The last of the several question marks is purely practical. Even though Babiš will legally give up his business, in thirty years at the helm of his empire he already knows exactly how this well-oiled machine works. He certainly knows what financial flows from the state are vital to the business, and so he can use his influence as prime minister to ensure that fundamental changes do not happen.
Given his long political career and his simultaneous management of the company "remotely", it is quite obvious that Agrofert operates largely independently of Andrej Babiš. However, he has certainly been making the big strategic decisions all along.
Nothing prevents him from continuing to make them, it just won't be official anymore. Andrej Babiš's real influence on Agrofert will thus be weakened, but it will certainly not disappear completely. The bottom line is that this was above all a strong political gesture.

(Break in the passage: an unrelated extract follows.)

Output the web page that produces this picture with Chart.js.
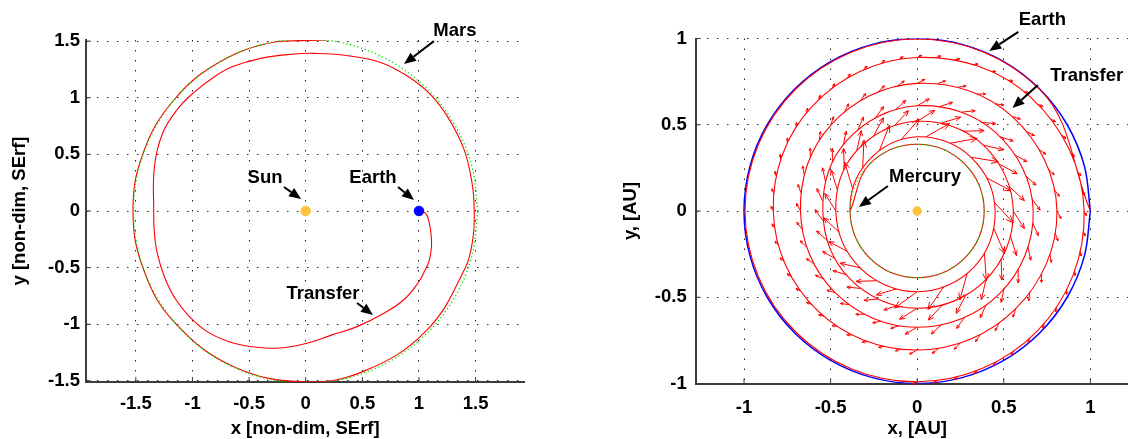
<!DOCTYPE html>
<html>
<head>
<meta charset="utf-8">
<title>Low-thrust transfers</title>
<script src="https://cdn.jsdelivr.net/npm/chart.js@4.4.1/dist/chart.umd.min.js"></script>
<style>
  html, body { margin: 0; padding: 0; background: #fff; }
  body { width: 1128px; height: 439px; position: relative; overflow: hidden; }
  canvas { position: absolute; top: 0; }
  #marsCanvas { left: 0; }
  #mercuryCanvas { left: 560px; }
</style>
</head>
<body>
<canvas id="marsCanvas" width="560" height="439"></canvas>
<canvas id="mercuryCanvas" width="600" height="439"></canvas>
<script>
// ---------- DATA ----------
// angles used to trace the near-circular planet orbits (deg)
const orbitDeg = [0, 15, 30, 45, 60, 75, 90, 105, 120, 135, 150, 165, 180,
                  195, 210, 225, 240, 255, 270, 285, 300, 315, 330, 345, 360];

// left plot: Earth -> Mars, non-dimensional units
const marsRadius = 1.52;
const sunPos = [0, 0];
const earthPos = [1, 0];
const transferX = [1.00, 1.06, 1.09, 1.108, 1.11, 1.09, 1.05, 0.99, 0.864, 0.69, 0.454, 0.233, 0.012,
                   -0.177, -0.303, -0.492, -0.681, -0.87, -1.027, -1.154, -1.248, -1.311, -1.336, -1.342,
                   -1.336, -1.264, -1.138, -0.996, -0.807, -0.649, -0.397, -0.10, 0.076, 0.328, 0.643,
                   0.90, 1.10, 1.26, 1.40, 1.469, 1.488,
                   1.475, 1.405, 1.061, 0.515, 0.0, -0.64, -1.164, -1.43, -1.525,
                   -1.432, -1.166, -0.76, -0.264, 0.19];
const transferY = [0.00, -0.02, -0.10, -0.22, -0.32, -0.44, -0.53, -0.638, -0.786, -0.903, -1.021, -1.094, -1.168,
                   -1.206, -1.212, -1.197, -1.153, -1.065, -0.933, -0.771, -0.58, -0.373, -0.197, 0.0,
                   0.391, 0.686, 0.892, 1.039, 1.186, 1.274, 1.348, 1.387, 1.392, 1.377, 1.318,
                   1.19, 1.03, 0.82, 0.538, 0.244, 0.0,
                   -0.25, -0.511, -1.061, -1.414, -1.51, -1.373, -0.977, -0.521, 0.0,
                   0.521, 0.978, 1.316, 1.495, 1.51];
const leftTicks = [-1.5, -1, -0.5, 0, 0.5, 1, 1.5];

// right plot: Earth -> Mercury spiral, AU (distance from the Sun at each angle)
const earthRadiusAU = 1.0;
const mercuryRadiusAU = 0.387;
const spiralDeg = [0, 45, 90, 135, 180, 225, 270, 315, 360, 405, 450, 495, 540, 585, 630,
                   675, 720, 765, 810, 855, 900, 945, 990, 1035, 1080, 1125, 1170, 1215,
                   1260, 1305, 1350, 1395, 1440, 1485, 1530, 1575, 1620, 1665, 1710, 1755,
                   1800, 1845, 1890, 1935, 1980, 2025, 2070, 2115, 2160, 2205, 2250, 2295, 2340];
const spiralRadius = [1.0, 0.999, 0.997, 0.996, 0.994, 0.992, 0.99, 0.982, 0.964, 0.93, 0.89,
                      0.858, 0.831, 0.815, 0.806, 0.803, 0.807, 0.775, 0.74, 0.705, 0.674, 0.67,
                      0.674, 0.675, 0.67, 0.642, 0.61, 0.576, 0.545, 0.553, 0.564, 0.562,
                      0.555, 0.54, 0.52, 0.494, 0.47, 0.466, 0.468, 0.462, 0.45, 0.44,
                      0.43, 0.405, 0.388, 0.387, 0.387, 0.387, 0.387, 0.387, 0.387, 0.387, 0.387];
// thrust arrows, one entry per revolution of the spiral
const thrustStartDeg = [270, 630, 990, 1350, 1710];
const thrustEndDeg = [630, 990, 1350, 1710, 1980];
const thrustCount = [52, 40, 30, 24, 14];
const thrustLength = [0.03, 0.05, 0.08, 0.12, 0.16];
const thrustTilt = [25, 28, 30, 32, 36];
const rightTicks = [-1, -0.5, 0, 0.5, 1];

// ---------- HELPERS ----------
const FONT = '"Liberation Sans", Arial, Helvetica, sans-serif';
const RED = '#ff0000', GREEN = '#00e000', BLUE = '#0000ff', SUN = '#fbc43c';
const AXIS = '#3c3c3c';

function polar(deg, r) {
    const t = deg * Math.PI / 180;
    return { x: r * Math.cos(t), y: r * Math.sin(t) };
}

function radiusAt(deg) {
    for (let i = 1; i < spiralDeg.length; i++) {
        if (deg <= spiralDeg[i]) {
            const t = (deg - spiralDeg[i - 1]) / (spiralDeg[i] - spiralDeg[i - 1]);
            return spiralRadius[i - 1] + t * (spiralRadius[i] - spiralRadius[i - 1]);
        }
    }
    return spiralRadius[spiralRadius.length - 1];
}

function axis(min, max, ticks, title, size, tickPad, titlePad) {
    return {
        type: 'linear', min: min, max: max,
        afterBuildTicks: s => { s.ticks = ticks.map(v => ({ value: v })); },
        afterFit: s => { if (s.isHorizontal()) s.height = size; else s.width = size; },
        grid: { color: 'rgba(0,0,0,0.85)', lineWidth: 1, drawTicks: false },
        border: { display: true, color: AXIS, width: 2, dash: [1.5, 8.5] },
        ticks: {
            color: '#000', padding: tickPad, autoSkip: false, maxRotation: 0,
            font: { family: FONT, size: 18.5, weight: 'bold' },
            callback: v => String(v)
        },
        title: {
            display: true, text: title, color: '#000', padding: titlePad,
            font: { family: FONT, size: 18.5, weight: 'bold' }
        }
    };
}

// matlab style inward ticks
const innerTicks = {
    id: 'innerTicks',
    afterDraw(chart) {
        const { ctx, chartArea: a, scales: { x, y } } = chart;
        ctx.save();
        ctx.strokeStyle = AXIS;
        ctx.lineWidth = 1;
        ctx.beginPath();
        x.ticks.forEach(t => {
            const px = x.getPixelForValue(t.value);
            ctx.moveTo(px, a.bottom); ctx.lineTo(px, a.bottom - 5);
        });
        y.ticks.forEach(t => {
            const py = y.getPixelForValue(t.value);
            ctx.moveTo(a.left, py); ctx.lineTo(a.left + 5, py);
        });
        ctx.stroke();
        ctx.restore();
    }
};

// text labels with black arrows
function drawNote(chart, n) {
    const { ctx, scales: { x, y } } = chart;
    const x1 = x.getPixelForValue(n.from[0]), y1 = y.getPixelForValue(n.from[1]);
    const x2 = x.getPixelForValue(n.to[0]), y2 = y.getPixelForValue(n.to[1]);
    const ang = Math.atan2(y2 - y1, x2 - x1);
    const head = 12, half = 5;
    ctx.save();
    ctx.strokeStyle = '#000';
    ctx.fillStyle = '#000';
    ctx.lineWidth = 2;
    ctx.beginPath();
    ctx.moveTo(x1, y1);
    ctx.lineTo(x2 - head * Math.cos(ang), y2 - head * Math.sin(ang));
    ctx.stroke();
    ctx.beginPath();
    ctx.moveTo(x2, y2);
    ctx.lineTo(x2 - head * Math.cos(ang) + half * Math.sin(ang), y2 - head * Math.sin(ang) - half * Math.cos(ang));
    ctx.lineTo(x2 - head * Math.cos(ang) - half * Math.sin(ang), y2 - head * Math.sin(ang) + half * Math.cos(ang));
    ctx.closePath();
    ctx.fill();
    ctx.font = 'bold 18.5px ' + FONT;
    ctx.textAlign = 'center';
    ctx.textBaseline = 'middle';
    ctx.fillText(n.text, x.getPixelForValue(n.x), y.getPixelForValue(n.y));
    ctx.restore();
}

const notes = {
    id: 'notes',
    afterDraw(chart, args, opts) {
        (opts.items || []).forEach(n => drawNote(chart, n));
    }
};

// thrust direction arrows along the spiral
const quiver = {
    id: 'quiver',
    afterDatasetsDraw(chart) {
        const { ctx, scales: { x, y } } = chart;
        ctx.save();
        ctx.strokeStyle = RED;
        ctx.lineWidth = 1;
        thrustStartDeg.forEach((start, j) => {
            const n = thrustCount[j];
            const step = (thrustEndDeg[j] - start) / n;
            const tilt = thrustTilt[j] * Math.PI / 180;
            for (let k = 0; k < n; k++) {
                const deg = start + step * k;
                const base = polar(deg, radiusAt(deg));
                const t = deg * Math.PI / 180;
                const dx = Math.cos(tilt) * Math.sin(t) + Math.sin(tilt) * Math.cos(t);
                const dy = -Math.cos(tilt) * Math.cos(t) + Math.sin(tilt) * Math.sin(t);
                const bx = x.getPixelForValue(base.x), by = y.getPixelForValue(base.y);
                const tx = x.getPixelForValue(base.x + thrustLength[j] * dx);
                const ty = y.getPixelForValue(base.y + thrustLength[j] * dy);
                const len = Math.hypot(tx - bx, ty - by);
                const ang = Math.atan2(ty - by, tx - bx);
                const h = Math.max(3, 0.28 * len);
                ctx.beginPath();
                ctx.moveTo(bx, by); ctx.lineTo(tx, ty);
                ctx.moveTo(tx - h * Math.cos(ang - 0.4), ty - h * Math.sin(ang - 0.4));
                ctx.lineTo(tx, ty);
                ctx.lineTo(tx - h * Math.cos(ang + 0.4), ty - h * Math.sin(ang + 0.4));
                ctx.stroke();
            }
        });
        ctx.restore();
    }
};

const common = {
    responsive: false,
    animation: false,
    events: [],
    plugins: { legend: { display: false }, tooltip: { enabled: false } }
};

// ---------- LEFT: Earth to Mars ----------
new Chart(document.getElementById('marsCanvas'), {
    type: 'scatter',
    data: {
        datasets: [
            { data: [{ x: sunPos[0], y: sunPos[1] }], pointRadius: 4.8, backgroundColor: SUN, borderColor: SUN, order: 0 },
            { data: [{ x: earthPos[0], y: earthPos[1] }], pointRadius: 4.8, backgroundColor: BLUE, borderColor: BLUE, order: 0 },
            { data: orbitDeg.map(d => polar(d, marsRadius)), showLine: true, borderColor: GREEN,
              borderWidth: 1.4, borderDash: [1.2, 2.6], pointRadius: 0, tension: 0.34, order: 1 },
            { data: transferX.map((v, i) => ({ x: v, y: transferY[i] })), showLine: true, borderColor: RED,
              borderWidth: 1.1, pointRadius: 0, tension: 0.4, order: 2 }
        ]
    },
    options: Object.assign({}, common, {
        layout: { padding: { left: 0, right: 35.7, top: 40, bottom: 0 } },
        scales: {
            x: axis(-1.94, 1.93, leftTicks, 'x [non-dim, SErf]', 57, 11, { top: 0, bottom: -1 }),
            y: axis(-1.51, 1.51, leftTicks, 'y [non-dim, SErf]', 86, 6, { top: 9, bottom: 0 })
        },
        plugins: Object.assign({}, common.plugins, {
            notes: { items: [
                { text: 'Mars', x: 1.317, y: 1.589, from: [1.132, 1.50], to: [0.868, 1.297] },
                { text: 'Sun', x: -0.359, y: 0.291, from: [-0.192, 0.212], to: [-0.041, 0.106] },
                { text: 'Earth', x: 0.594, y: 0.291, from: [0.815, 0.212], to: [0.956, 0.097] },
                { text: 'Transfer', x: 0.153, y: -0.733, from: [0.453, -0.812], to: [0.594, -0.918] }
            ] }
        })
    }),
    plugins: [innerTicks, notes]
});

// ---------- RIGHT: Earth to Mercury ----------
new Chart(document.getElementById('mercuryCanvas'), {
    type: 'scatter',
    data: {
        datasets: [
            { data: [{ x: 0, y: 0 }], pointRadius: 4.3, backgroundColor: SUN, borderColor: SUN, order: 0 },
            { data: orbitDeg.map(d => polar(d, mercuryRadiusAU)), showLine: true, borderColor: GREEN,
              borderWidth: 1.3, borderDash: [1.2, 2.6], pointRadius: 0, tension: 0.34, order: 1 },
            { data: spiralDeg.map((d, i) => polar(d, spiralRadius[i])), showLine: true, borderColor: RED,
              borderWidth: 1.1, pointRadius: 0, tension: 0.375, order: 2 },
            { data: orbitDeg.map(d => polar(d, earthRadiusAU)), showLine: true, borderColor: BLUE,
              borderWidth: 1.5, pointRadius: 0, tension: 0.34, order: 3 }
        ]
    },
    options: Object.assign({}, common, {
        layout: { padding: { left: 0, right: 21.3, top: 38.5, bottom: 0 } },
        scales: {
            x: axis(-1.279, 1.279, rightTicks, 'x, [AU]', 55.5, 13, { top: 0, bottom: -1 }),
            y: axis(-1, 1, rightTicks, 'y, [AU]', 135.7, 9, { top: 60, bottom: 0 })
        },
        plugins: Object.assign({}, common.plugins, {
            notes: { items: [
                { text: 'Earth', x: 0.723, y: 1.107, from: [0.584, 1.038], to: [0.416, 0.928] },
                { text: 'Transfer', x: 0.979, y: 0.783, from: [0.697, 0.730], to: [0.550, 0.597] },
                { text: 'Mercury', x: 0.045, y: 0.197, from: [-0.169, 0.145], to: [-0.337, 0.023] }
            ] }
        })
    }),
    plugins: [innerTicks, quiver, notes]
});
</script>
</body>
</html>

The political significance of the move and the reactions of both camps
It is the political dimension of Andrej Babiš's gesture that should not remain obscured by the technical details of how he will eventually resolve his clash of interests. Babiš has made it clear that he is now closer to politics than to business. That is understandable given his age - 71. Making the country's history is a much bigger challenge than adding one more billion crowns to the company's revenues.
The reactions to the decision were essentially the same in both camps: surprise and then explaining and defending the move. Both camps celebrated the genius of "their" protagonists. By deciding to divest himself of his assets, Babiš has disabled his opponents' most potent weapon. They can no longer accuse him of a conflict of interest.
The camp of his opponents has thus lost the biggest reason why Babiš should not be in public life. But his voters never cared about the conflict of interest anyway. They voted for him despite the fact that he owns one of the biggest companies in the Czech Republic.
The flip side of the decision is that Babiš actually backed down in the face of the conflict of interest. Showing weakness in politics is never a good strategy. There will now be a second battle for Filip Turk as environment minister.
Here, too, Babiš can come to the president's rescue and put enough pressure on the Motorist Party not to insist on Turk as minister in order to form a new government.